* Goal *
Using the data below, return word for word every line from the one holding "Write a component" down to the one holding "12, fontFamily: FONT". Leave pictures out.

* Records shown *
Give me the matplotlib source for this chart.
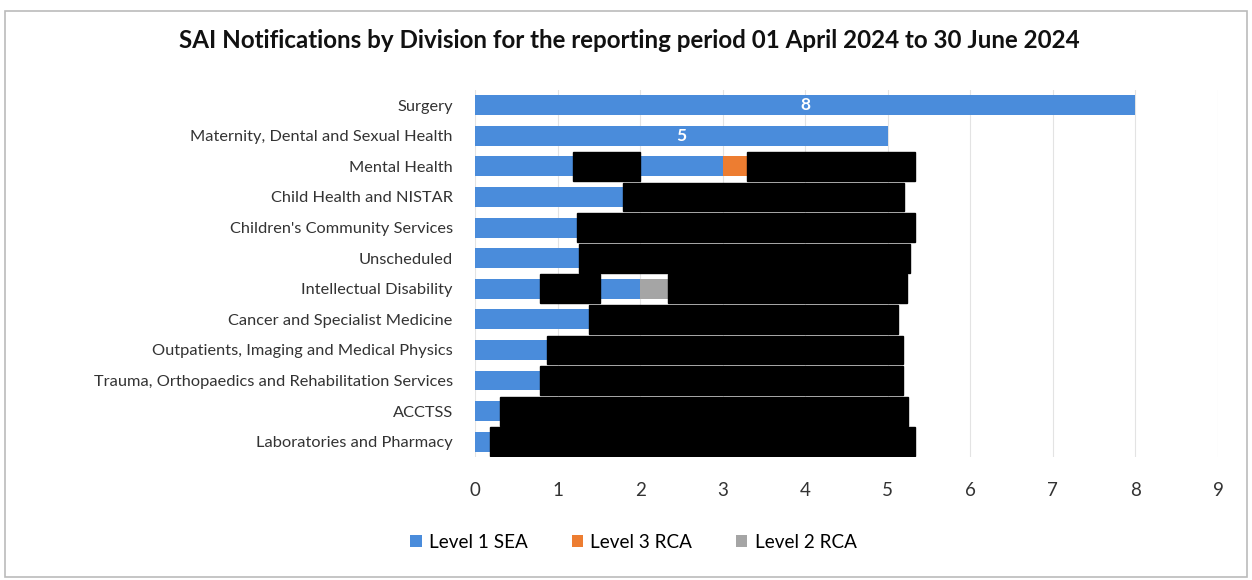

...

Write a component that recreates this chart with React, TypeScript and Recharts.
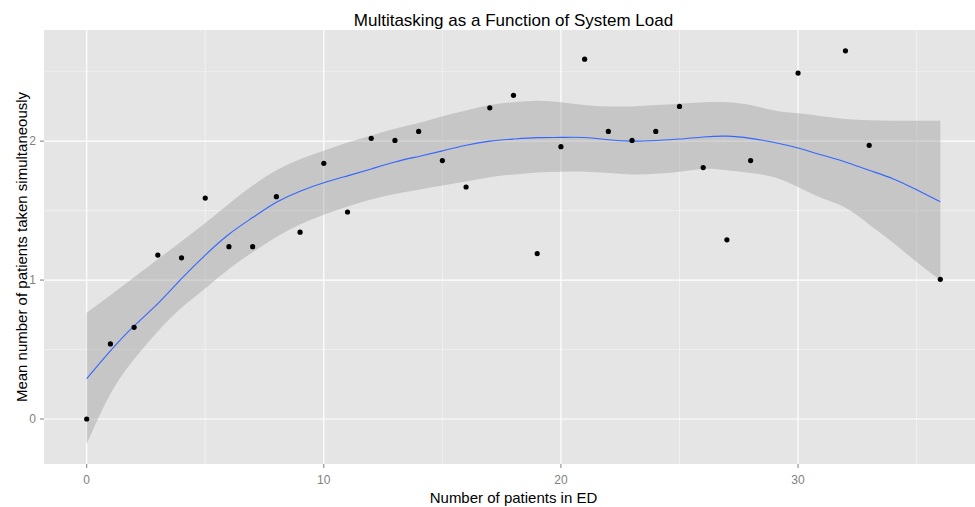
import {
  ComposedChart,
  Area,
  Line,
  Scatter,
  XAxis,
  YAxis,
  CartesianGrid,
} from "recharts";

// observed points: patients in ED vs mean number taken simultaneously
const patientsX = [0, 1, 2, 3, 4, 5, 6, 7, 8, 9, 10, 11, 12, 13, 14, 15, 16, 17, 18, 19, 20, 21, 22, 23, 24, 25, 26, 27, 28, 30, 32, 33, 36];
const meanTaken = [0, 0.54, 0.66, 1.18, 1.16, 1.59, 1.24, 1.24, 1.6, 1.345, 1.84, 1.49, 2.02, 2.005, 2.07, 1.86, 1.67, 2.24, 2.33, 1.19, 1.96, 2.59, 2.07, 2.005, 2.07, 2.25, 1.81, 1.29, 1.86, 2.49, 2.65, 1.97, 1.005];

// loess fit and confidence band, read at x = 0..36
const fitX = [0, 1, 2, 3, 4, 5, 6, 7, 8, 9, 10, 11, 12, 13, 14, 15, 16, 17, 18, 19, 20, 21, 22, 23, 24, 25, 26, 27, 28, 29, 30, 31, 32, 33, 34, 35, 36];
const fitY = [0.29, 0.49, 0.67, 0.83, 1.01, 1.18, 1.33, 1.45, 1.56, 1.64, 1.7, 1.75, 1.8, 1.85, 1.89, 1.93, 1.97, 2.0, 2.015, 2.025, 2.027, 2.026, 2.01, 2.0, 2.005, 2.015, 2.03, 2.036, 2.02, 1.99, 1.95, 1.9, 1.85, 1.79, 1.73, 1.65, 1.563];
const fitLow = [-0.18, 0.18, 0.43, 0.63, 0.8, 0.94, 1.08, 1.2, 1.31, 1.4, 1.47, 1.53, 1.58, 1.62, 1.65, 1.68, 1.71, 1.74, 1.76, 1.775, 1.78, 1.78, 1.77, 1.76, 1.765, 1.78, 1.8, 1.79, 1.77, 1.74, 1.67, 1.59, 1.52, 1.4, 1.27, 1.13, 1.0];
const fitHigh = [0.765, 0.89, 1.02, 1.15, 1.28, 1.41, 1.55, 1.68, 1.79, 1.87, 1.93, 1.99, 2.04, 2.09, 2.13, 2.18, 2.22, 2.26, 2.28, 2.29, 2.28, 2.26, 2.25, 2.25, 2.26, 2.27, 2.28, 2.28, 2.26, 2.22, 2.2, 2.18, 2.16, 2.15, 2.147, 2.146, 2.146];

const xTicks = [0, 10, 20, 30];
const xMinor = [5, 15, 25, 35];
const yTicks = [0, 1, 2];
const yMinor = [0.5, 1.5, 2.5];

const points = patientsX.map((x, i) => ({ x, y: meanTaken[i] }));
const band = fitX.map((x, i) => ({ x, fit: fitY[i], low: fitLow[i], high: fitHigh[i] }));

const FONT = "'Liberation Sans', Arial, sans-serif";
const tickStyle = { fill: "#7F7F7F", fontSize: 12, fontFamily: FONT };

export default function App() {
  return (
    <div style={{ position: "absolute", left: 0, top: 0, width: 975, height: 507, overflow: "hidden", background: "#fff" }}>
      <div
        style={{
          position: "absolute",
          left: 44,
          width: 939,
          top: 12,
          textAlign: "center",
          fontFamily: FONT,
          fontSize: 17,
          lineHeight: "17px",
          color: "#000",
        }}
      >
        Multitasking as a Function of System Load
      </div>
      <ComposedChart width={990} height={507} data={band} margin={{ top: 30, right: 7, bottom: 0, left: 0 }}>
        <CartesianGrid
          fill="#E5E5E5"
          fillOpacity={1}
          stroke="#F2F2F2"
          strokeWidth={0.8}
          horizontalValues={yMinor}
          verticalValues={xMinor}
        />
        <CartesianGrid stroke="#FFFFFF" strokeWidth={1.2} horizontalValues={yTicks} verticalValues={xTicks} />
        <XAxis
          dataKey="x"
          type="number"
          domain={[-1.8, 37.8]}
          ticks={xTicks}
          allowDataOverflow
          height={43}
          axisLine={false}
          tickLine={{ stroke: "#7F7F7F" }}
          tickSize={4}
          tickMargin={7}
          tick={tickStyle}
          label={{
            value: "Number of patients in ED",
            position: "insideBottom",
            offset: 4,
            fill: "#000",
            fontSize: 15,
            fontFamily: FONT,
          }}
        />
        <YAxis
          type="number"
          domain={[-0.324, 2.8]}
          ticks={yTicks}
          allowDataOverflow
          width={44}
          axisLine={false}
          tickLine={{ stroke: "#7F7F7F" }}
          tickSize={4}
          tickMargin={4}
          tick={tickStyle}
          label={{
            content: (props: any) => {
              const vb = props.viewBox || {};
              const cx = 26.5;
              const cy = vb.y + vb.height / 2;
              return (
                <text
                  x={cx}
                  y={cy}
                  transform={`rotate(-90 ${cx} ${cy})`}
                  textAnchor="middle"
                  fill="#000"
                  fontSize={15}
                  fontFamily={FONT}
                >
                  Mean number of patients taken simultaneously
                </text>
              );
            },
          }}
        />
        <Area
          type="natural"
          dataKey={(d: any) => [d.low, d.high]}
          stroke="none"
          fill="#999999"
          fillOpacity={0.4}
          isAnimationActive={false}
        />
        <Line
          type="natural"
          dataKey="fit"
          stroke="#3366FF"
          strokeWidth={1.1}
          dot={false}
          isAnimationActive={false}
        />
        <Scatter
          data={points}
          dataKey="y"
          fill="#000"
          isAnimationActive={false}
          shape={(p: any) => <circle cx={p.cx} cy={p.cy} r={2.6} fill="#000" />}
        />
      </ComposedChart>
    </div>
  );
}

* Exercise answer *
Write a component that recreates this chart with React, TypeScript and Recharts.
import {
  ComposedChart,
  Area,
  Line,
  Scatter,
  XAxis,
  YAxis,
  CartesianGrid,
} from "recharts";

// observed points: patients in ED vs mean number taken simultaneously
const patientsX = [0, 1, 2, 3, 4, 5, 6, 7, 8, 9, 10, 11, 12, 13, 14, 15, 16, 17, 18, 19, 20, 21, 22, 23, 24, 25, 26, 27, 28, 30, 32, 33, 36];
const meanTaken = [0, 0.54, 0.66, 1.18, 1.16, 1.59, 1.24, 1.24, 1.6, 1.345, 1.84, 1.49, 2.02, 2.005, 2.07, 1.86, 1.67, 2.24, 2.33, 1.19, 1.96, 2.59, 2.07, 2.005, 2.07, 2.25, 1.81, 1.29, 1.86, 2.49, 2.65, 1.97, 1.005];

// loess fit and confidence band, read at x = 0..36
const fitX = [0, 1, 2, 3, 4, 5, 6, 7, 8, 9, 10, 11, 12, 13, 14, 15, 16, 17, 18, 19, 20, 21, 22, 23, 24, 25, 26, 27, 28, 29, 30, 31, 32, 33, 34, 35, 36];
const fitY = [0.29, 0.49, 0.67, 0.83, 1.01, 1.18, 1.33, 1.45, 1.56, 1.64, 1.7, 1.75, 1.8, 1.85, 1.89, 1.93, 1.97, 2.0, 2.015, 2.025, 2.027, 2.026, 2.01, 2.0, 2.005, 2.015, 2.03, 2.036, 2.02, 1.99, 1.95, 1.9, 1.85, 1.79, 1.73, 1.65, 1.563];
const fitLow = [-0.18, 0.18, 0.43, 0.63, 0.8, 0.94, 1.08, 1.2, 1.31, 1.4, 1.47, 1.53, 1.58, 1.62, 1.65, 1.68, 1.71, 1.74, 1.76, 1.775, 1.78, 1.78, 1.77, 1.76, 1.765, 1.78, 1.8, 1.79, 1.77, 1.74, 1.67, 1.59, 1.52, 1.4, 1.27, 1.13, 1.0];
const fitHigh = [0.765, 0.89, 1.02, 1.15, 1.28, 1.41, 1.55, 1.68, 1.79, 1.87, 1.93, 1.99, 2.04, 2.09, 2.13, 2.18, 2.22, 2.26, 2.28, 2.29, 2.28, 2.26, 2.25, 2.25, 2.26, 2.27, 2.28, 2.28, 2.26, 2.22, 2.2, 2.18, 2.16, 2.15, 2.147, 2.146, 2.146];

const xTicks = [0, 10, 20, 30];
const xMinor = [5, 15, 25, 35];
const yTicks = [0, 1, 2];
const yMinor = [0.5, 1.5, 2.5];

const points = patientsX.map((x, i) => ({ x, y: meanTaken[i] }));
const band = fitX.map((x, i) => ({ x, fit: fitY[i], low: fitLow[i], high: fitHigh[i] }));

const FONT = "'Liberation Sans', Arial, sans-serif";
const tickStyle = { fill: "#7F7F7F", fontSize: 12, fontFamily: FONT };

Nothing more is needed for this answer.